Desperate to divert rising anger over the new fuel price, Sagara Kariyawasam, general secretary of the ruling Sri Lanka Podujana Peramuna called on Energy Minister Udaya Gammanpila to take responsibility for the hikes and resign. Gammanpila is leader of the Pivithuru Hela Urumaya, which is also part of the government’s ruling alliance.

President Gotabhaya Rajapakse declared, however, the price increases were decided by a cost-of-living committee that he chaired. The hikes, he said, were the result of global crude oil prices, the scarcity of foreign exchange and losses of the state-owned Ceylon Petroleum Corporation. He then absurdly claimed that it was connected to his “Climate Resilient Green Economy” policy to reduce fuel consumption.

“The government has taken steps to implement a number of proposals to change the pattern of consumption based on imported fuels,” Rajapakse said. It was, he added, “one key factor in a common strategy that strengthens the local economy” and “safeguard[s] the health and welfare of the people.”

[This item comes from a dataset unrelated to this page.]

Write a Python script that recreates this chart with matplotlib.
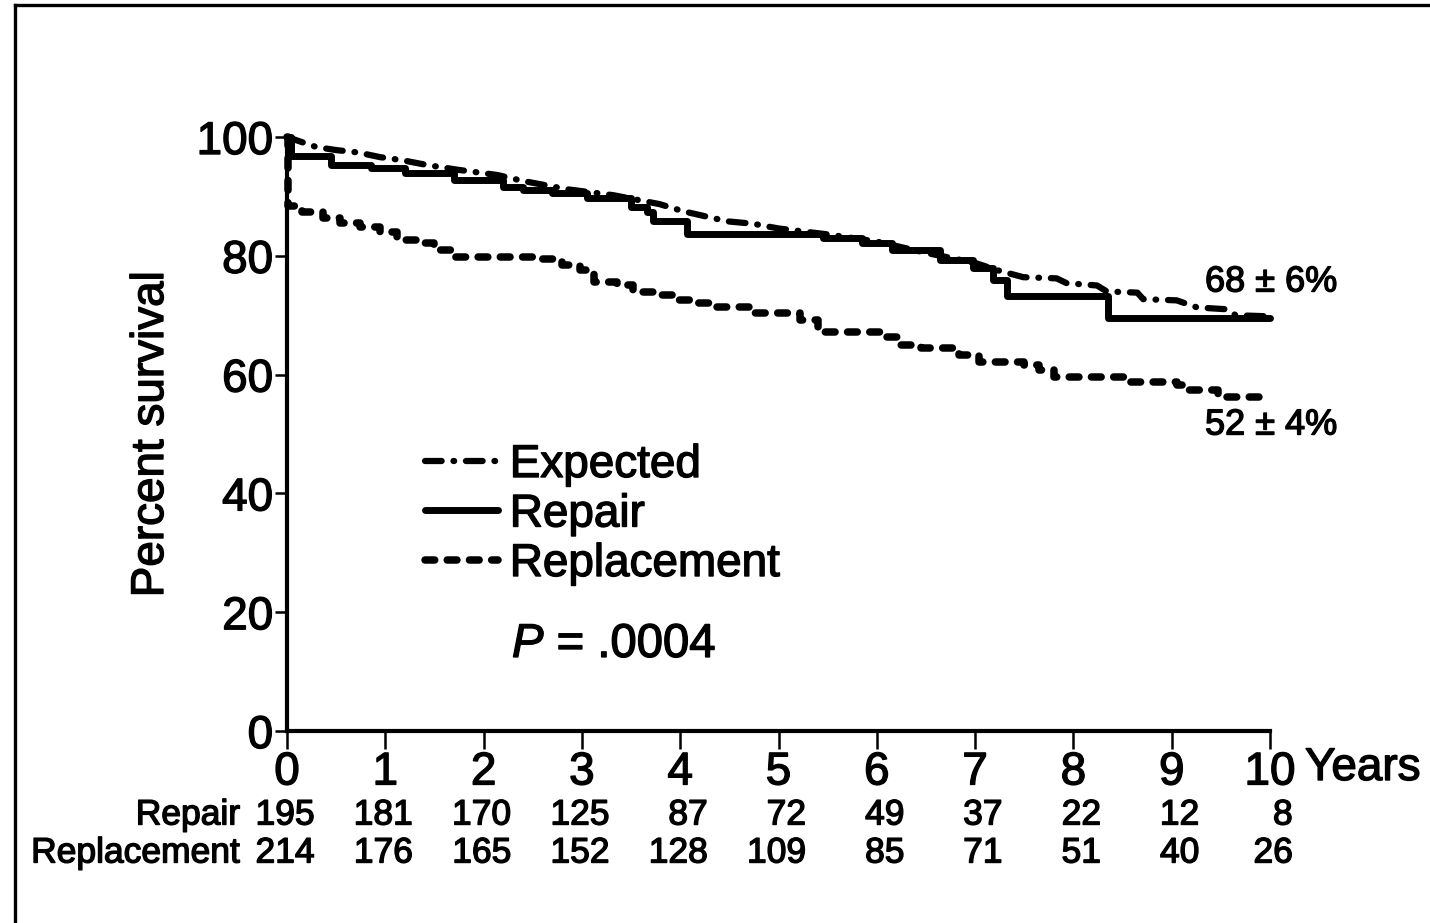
import matplotlib
matplotlib.use("Agg")
import matplotlib.pyplot as plt
import matplotlib.patheffects as pe
from matplotlib.lines import Line2D
from matplotlib.text import Text

# Kaplan-Meier survival after surgery, years 0-10
expected_t = [0, 0.3, 0.5, 0.72, 0.95, 1.17, 1.42, 1.73, 2.14, 2.4, 2.85, 3.32, 3.79,
              4.03, 4.48, 4.74, 5.0, 5.5, 6.0, 6.5, 7.0, 7.22, 7.49, 7.83, 7.93, 8.24,
              8.34, 8.65, 8.71, 9.05, 9.26, 9.56, 9.65, 10.0]
expected_s = [100, 98.3, 97.8, 97.4, 96.6, 96.1, 95.3, 94.5, 93.6, 92.6, 91.2, 90.2, 88.7,
              87.5, 85.8, 85.4, 84.6, 83.6, 82.4, 80.5, 78.8, 77.6, 76.4, 76.2, 75.4, 75.0,
              74.0, 73.8, 72.7, 72.5, 71.3, 71.0, 70.0, 69.8]

repair_t = [0, 0.04, 0.45, 0.85, 1.2, 1.7, 2.2, 2.4, 2.7, 3.05, 3.5, 3.66, 3.72, 4.07,
            5.45, 5.85, 6.15, 6.64, 6.98, 7.18, 7.32, 8.35, 10.0]
repair_s = [100, 96.8, 95.3, 94.8, 93.9, 92.8, 91.6, 91.0, 90.6, 89.7, 88.2, 87.4, 85.8, 83.7,
            83.0, 82.2, 81.0, 79.3, 78.0, 75.9, 73.3, 69.5, 69.5]

replacement_t = [0, 0.01, 0.15, 0.37, 0.54, 0.74, 0.95, 1.12, 1.32, 1.5, 1.69, 2.5, 2.8,
                 2.98, 3.12, 3.36, 3.52, 3.72, 3.93, 4.13, 4.33, 4.75, 5.22, 5.4, 6.04,
                 6.22, 6.45, 6.84, 7.04, 7.5, 7.65, 7.8, 8.52, 9.05, 9.18, 9.47, 10.0]
replacement_s = [100, 88.3, 87.4, 86.4, 85.5, 84.8, 84.0, 82.7, 82.2, 81.0, 79.8, 79.4, 78.4,
                 77.6, 75.6, 75.1, 73.9, 73.4, 72.6, 72.1, 71.4, 70.4, 69.2, 67.2, 66.3,
                 65.0, 64.5, 63.3, 62.1, 61.6, 60.8, 59.6, 58.8, 58.2, 57.4, 56.2, 56.2]

# Patients at risk at each year
years = list(range(0, 11))
at_risk_repair = [195, 181, 170, 125, 87, 72, 49, 37, 22, 12, 8]
at_risk_replacement = [214, 176, 165, 152, 128, 109, 85, 71, 51, 40, 26]

# 10-year survival estimates (mean, SE)
repair_10yr = (68, 6)
replacement_10yr = (52, 4)
p_value = ".0004"

plt.rcParams["font.family"] = ["Liberation Sans", "DejaVu Sans"]
plt.rcParams["mathtext.fontset"] = "custom"
plt.rcParams["mathtext.it"] = "Liberation Sans:italic"
plt.rcParams["mathtext.rm"] = "Liberation Sans"
plt.rcParams["lines.scale_dashes"] = False

W, H = 1430, 923
fig = plt.figure(figsize=(W / 100, H / 100), dpi=100)
fig.patch.set_facecolor("white")

x0, x1, y0, y1 = 287, 1270, 731, 137
ax = fig.add_axes([x0 / W, 1 - y0 / H, (x1 - x0) / W, (y0 - y1) / H])
ax.set_xlim(0, 10)
ax.set_ylim(0, 100)
for side in ("top", "right"):
    ax.spines[side].set_visible(False)
for side in ("left", "bottom"):
    ax.spines[side].set_linewidth(3.0)
    ax.spines[side].set_capstyle("projecting")

ax.set_xticks(years)
ax.set_xticklabels([str(y) for y in years])
ax.set_yticks([0, 20, 40, 60, 80, 100])
ax.tick_params(axis="x", direction="out", length=13, width=1.8, pad=1, labelsize=33)
ax.tick_params(axis="y", direction="out", length=9, width=1.8, pad=1, labelsize=33)

ax.set_ylabel("Percent survival", fontsize=33, labelpad=17)

ax.plot(expected_t, expected_s, color="black", lw=4.5, clip_on=False,
        linestyle=(0, (12, 8.5, 0.5, 8.5)), dash_capstyle="round",
        solid_capstyle="round", label="Expected")
ax.plot(repair_t, repair_s, color="black", lw=5.0, clip_on=False,
        drawstyle="steps-post", solid_capstyle="round", label="Repair")
ax.plot(replacement_t, replacement_s, color="black", lw=5.4, clip_on=False,
        drawstyle="steps-post", linestyle=(0, (7, 9)), dash_capstyle="round",
        label="Replacement")

leg = ax.legend(loc="upper left", bbox_to_anchor=((425 - x0) / (x1 - x0), (y0 - 443) / (y0 - y1)),
                frameon=False, fontsize=33, handlelength=1.6, handletextpad=0.25,
                labelspacing=0.12, borderpad=0, borderaxespad=0)

def data_xy(px, py):
    return (px - x0) / (x1 - x0) * 10, (y0 - py) / (y0 - y1) * 100

tx, ty = data_xy(512, 645)
ax.text(tx, ty, f"$P$ = {p_value}", fontsize=34, ha="left", va="center")

tx, ty = data_xy(1205, 282)
ax.text(tx, ty, f"{repair_10yr[0]} \u00b1 {repair_10yr[1]}%", fontsize=26,
        ha="left", va="center", clip_on=False)
tx, ty = data_xy(1205, 425)
ax.text(tx, ty, f"{replacement_10yr[0]} \u00b1 {replacement_10yr[1]}%", fontsize=26,
        ha="left", va="center", clip_on=False)

tx, ty = data_xy(1305, 768)
ax.text(tx, ty, "Years", fontsize=33, ha="left", va="center", clip_on=False)

# numbers at risk table
_, ry1 = data_xy(0, 815)
_, ry2 = data_xy(0, 853)
lx, _ = data_xy(240, 0)
ax.text(lx, ry1, "Repair", fontsize=25.5, ha="right", va="center", clip_on=False)
ax.text(lx, ry2, "Replacement", fontsize=25.5, ha="right", va="center", clip_on=False)
for yr, a, b in zip(years, at_risk_repair, at_risk_replacement):
    xr = yr + 0.28 if yr < 10 else yr + 0.23
    ax.text(xr, ry1, str(a), fontsize=25.5, ha="right", va="center", clip_on=False)
    ax.text(xr, ry2, str(b), fontsize=25.5, ha="right", va="center", clip_on=False)

# outer frame (left and top edges)
fig.add_artist(Line2D([15 / W, 15 / W], [0, 1 - 5 / H], color="black", lw=2.4,
                      transform=fig.transFigure))
fig.add_artist(Line2D([15 / W, 1], [1 - 5 / H, 1 - 5 / H], color="black", lw=2.4,
                      transform=fig.transFigure))

# heavier type, like the printed figure
for t in fig.findobj(Text):
    t.set_path_effects([pe.withStroke(linewidth=1.0, foreground="black")])

fig.savefig("out.png", dpi=100, facecolor="white")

When Rajapakse speaks about strengthening the “economy,” he is not referring to the living conditions of Sri Lankan workers and the poor, but to big business profits. His insistence that there be a “change in the pattern of consumption based on imported fuel” is, however, not limited to that commodity but extends to the importation of many essentials that have been stopped or had levies imposed.

State Minister Ajit Nivard Cabraal admitted that the fuel price increases would drive up the cost of living but said that “the government can no longer continue without revising prices.”

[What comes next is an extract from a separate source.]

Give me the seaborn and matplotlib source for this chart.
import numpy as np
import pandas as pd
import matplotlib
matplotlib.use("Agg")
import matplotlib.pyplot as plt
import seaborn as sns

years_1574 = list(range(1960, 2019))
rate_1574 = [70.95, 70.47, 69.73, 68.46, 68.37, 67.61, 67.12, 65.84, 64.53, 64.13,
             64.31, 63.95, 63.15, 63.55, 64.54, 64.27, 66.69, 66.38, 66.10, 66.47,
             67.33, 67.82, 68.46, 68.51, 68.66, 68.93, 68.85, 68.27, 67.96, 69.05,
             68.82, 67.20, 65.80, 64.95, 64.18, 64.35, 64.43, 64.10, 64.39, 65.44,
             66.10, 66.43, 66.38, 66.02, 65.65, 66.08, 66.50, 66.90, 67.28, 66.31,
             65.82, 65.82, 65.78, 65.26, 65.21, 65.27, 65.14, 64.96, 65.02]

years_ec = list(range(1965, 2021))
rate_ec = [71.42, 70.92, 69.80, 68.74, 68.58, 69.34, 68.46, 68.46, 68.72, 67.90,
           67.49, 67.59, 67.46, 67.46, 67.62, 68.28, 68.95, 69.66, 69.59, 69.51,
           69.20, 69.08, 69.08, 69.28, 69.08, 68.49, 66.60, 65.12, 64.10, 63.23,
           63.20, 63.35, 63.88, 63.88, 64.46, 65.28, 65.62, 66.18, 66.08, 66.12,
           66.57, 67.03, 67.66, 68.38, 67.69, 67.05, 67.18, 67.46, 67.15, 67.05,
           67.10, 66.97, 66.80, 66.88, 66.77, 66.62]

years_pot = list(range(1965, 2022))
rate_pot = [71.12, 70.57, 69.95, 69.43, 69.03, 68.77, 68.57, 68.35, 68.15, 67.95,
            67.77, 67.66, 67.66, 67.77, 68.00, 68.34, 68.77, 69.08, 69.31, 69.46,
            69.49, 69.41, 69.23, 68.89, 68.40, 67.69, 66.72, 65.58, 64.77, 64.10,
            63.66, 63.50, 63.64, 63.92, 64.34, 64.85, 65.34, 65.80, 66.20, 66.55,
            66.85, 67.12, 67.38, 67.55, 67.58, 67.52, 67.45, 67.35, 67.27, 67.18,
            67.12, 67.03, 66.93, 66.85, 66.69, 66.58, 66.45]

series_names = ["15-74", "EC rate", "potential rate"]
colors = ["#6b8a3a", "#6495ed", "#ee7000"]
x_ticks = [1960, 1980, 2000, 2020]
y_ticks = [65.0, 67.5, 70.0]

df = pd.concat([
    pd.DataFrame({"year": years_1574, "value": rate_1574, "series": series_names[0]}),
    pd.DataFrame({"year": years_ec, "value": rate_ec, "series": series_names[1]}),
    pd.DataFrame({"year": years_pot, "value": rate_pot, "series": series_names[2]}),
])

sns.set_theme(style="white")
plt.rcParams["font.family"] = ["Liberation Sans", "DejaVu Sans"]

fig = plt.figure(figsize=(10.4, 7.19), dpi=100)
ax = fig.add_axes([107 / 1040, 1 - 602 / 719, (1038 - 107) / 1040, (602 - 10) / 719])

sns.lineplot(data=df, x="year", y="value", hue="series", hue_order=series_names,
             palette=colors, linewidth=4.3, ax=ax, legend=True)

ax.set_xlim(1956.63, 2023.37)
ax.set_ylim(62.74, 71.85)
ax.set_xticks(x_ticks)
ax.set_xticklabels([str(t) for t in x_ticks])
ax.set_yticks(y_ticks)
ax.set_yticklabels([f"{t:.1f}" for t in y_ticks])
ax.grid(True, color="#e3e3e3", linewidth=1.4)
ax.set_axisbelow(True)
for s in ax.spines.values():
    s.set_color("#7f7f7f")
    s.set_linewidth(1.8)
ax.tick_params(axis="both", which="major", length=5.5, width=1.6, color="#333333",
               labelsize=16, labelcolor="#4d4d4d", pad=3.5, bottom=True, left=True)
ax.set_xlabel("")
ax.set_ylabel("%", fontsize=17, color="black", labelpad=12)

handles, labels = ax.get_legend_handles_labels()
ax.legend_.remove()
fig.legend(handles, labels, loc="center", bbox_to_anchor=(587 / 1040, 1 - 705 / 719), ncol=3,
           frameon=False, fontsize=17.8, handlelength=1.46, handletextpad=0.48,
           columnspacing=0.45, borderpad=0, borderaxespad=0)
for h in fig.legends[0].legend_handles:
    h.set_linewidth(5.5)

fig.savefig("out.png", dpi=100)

The international consequences of the coronavirus pandemic have been catastrophic for the cash-strapped government and the national economy. Last year, the Sri Lankan economy contracted by 3.6 percent with declining exports, tourism and remittance payments.

This week, Fitch Rating revealed that the government will have to pay a staggering $US29 billion on loans between now and 2026. Having concluded a financial swapping agreement with Bangladesh for $200 million earlier this month, the Central Bank is now attempting to organise a $400 million swap with India in order to avoid foreign debt default.

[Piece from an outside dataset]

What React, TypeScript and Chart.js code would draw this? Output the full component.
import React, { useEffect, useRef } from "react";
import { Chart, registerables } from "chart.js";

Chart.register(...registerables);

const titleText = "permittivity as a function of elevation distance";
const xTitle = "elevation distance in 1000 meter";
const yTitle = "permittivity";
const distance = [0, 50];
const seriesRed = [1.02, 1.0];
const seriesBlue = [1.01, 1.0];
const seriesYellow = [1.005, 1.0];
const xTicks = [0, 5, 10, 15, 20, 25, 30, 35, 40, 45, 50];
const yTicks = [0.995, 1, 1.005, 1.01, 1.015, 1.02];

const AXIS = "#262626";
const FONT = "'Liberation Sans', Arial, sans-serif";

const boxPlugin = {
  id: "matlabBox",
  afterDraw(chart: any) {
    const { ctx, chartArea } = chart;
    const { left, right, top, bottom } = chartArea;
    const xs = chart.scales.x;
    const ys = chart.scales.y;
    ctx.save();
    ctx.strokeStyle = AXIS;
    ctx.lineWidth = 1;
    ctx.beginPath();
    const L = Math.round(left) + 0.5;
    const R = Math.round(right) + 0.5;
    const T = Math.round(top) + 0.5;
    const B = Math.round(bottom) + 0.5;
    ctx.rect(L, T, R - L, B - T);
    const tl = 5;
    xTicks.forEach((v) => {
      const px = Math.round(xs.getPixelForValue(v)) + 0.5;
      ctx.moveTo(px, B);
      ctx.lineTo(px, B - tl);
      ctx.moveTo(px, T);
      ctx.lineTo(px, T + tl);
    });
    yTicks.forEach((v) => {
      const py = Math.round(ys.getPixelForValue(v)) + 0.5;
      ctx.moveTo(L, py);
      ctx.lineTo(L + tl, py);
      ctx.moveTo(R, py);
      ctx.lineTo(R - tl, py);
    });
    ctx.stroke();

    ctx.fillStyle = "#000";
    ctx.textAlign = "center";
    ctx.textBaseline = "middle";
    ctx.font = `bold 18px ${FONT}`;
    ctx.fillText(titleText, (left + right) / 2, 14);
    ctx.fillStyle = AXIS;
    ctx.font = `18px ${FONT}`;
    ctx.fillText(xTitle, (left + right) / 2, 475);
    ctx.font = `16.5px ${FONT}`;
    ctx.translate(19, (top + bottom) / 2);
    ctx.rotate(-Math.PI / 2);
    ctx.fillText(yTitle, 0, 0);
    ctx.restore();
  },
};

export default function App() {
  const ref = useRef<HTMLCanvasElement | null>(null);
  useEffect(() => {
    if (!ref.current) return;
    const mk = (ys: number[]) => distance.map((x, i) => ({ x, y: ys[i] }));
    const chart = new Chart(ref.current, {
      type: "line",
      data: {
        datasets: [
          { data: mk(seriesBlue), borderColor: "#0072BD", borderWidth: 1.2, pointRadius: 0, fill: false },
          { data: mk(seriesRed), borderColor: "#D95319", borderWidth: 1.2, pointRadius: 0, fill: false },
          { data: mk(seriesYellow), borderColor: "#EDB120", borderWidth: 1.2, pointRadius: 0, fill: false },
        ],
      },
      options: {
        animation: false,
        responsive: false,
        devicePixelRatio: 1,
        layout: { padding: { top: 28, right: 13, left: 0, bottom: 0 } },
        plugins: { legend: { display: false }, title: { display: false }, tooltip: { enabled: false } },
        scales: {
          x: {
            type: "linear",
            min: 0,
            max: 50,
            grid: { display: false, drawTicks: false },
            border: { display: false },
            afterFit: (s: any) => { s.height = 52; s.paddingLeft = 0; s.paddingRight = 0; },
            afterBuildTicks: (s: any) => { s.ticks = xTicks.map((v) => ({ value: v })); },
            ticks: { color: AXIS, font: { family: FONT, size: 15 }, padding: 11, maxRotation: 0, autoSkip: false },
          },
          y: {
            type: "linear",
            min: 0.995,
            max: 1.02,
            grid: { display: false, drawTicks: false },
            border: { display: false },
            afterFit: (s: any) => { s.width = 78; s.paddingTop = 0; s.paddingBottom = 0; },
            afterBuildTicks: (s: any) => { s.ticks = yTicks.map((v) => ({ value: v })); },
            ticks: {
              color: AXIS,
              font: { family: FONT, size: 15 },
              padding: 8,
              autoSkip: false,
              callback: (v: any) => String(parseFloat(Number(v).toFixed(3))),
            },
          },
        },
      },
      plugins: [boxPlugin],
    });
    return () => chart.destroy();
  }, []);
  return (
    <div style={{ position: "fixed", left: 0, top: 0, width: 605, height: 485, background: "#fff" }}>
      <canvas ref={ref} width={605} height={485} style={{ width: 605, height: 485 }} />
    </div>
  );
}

While the Rajapakse government is determined to place this financial burden on the masses by pushing up fuel costs and the price of essentials, it demands export sector employees, particularly in the garment industry, keep working despite the ongoing surge of COVID-19 infections.

At the same time, the labour ministry last month announced that employers can postpone their payments of workers’ pension funds for another six months and said they should direct their employees to keep working despite COVID-19 travel restrictions. The trade unions have endorsed these directives and continue to hold discussions with the government on how to keep industry operating.

Big businesses in Sri Lanka, with the blessing of the government and the unions, have reaped record profits during the pandemic. The Hayleys conglomerate generated 242 billion rupees in revenue last year and a 14 billion-rupee net profit, the highest in the company’s 143 years’ of existence. LOLC, a major finance company, made a 53 billion rupees after tax profit, the highest ever recorded by any Sri Lankan company, while Hemas reported a 3.3 billion rupees net profit.

While the corporate elite is accumulating record fortunes, recent months have seen a wave of strikes and protests by key sections of the working class, including among state sector, plantation, garment, railway and port and port staff.

Nervous about these growing struggles, which are part of a rising movement of the international working class, President Rajapakse used the draconian essential services act on May 27 and June 2 to ban state sector strikes and industrial action. Last Friday, more than 50,000 health workers defied these authoritarian measures, holding a five-hour walkout over jobs and demands for improved COVID-19 safety measures.

The government’s fuel price hike and other attacks on the masses are further deepening class tensions and creating the conditions in Sri Lanka for a social explosion.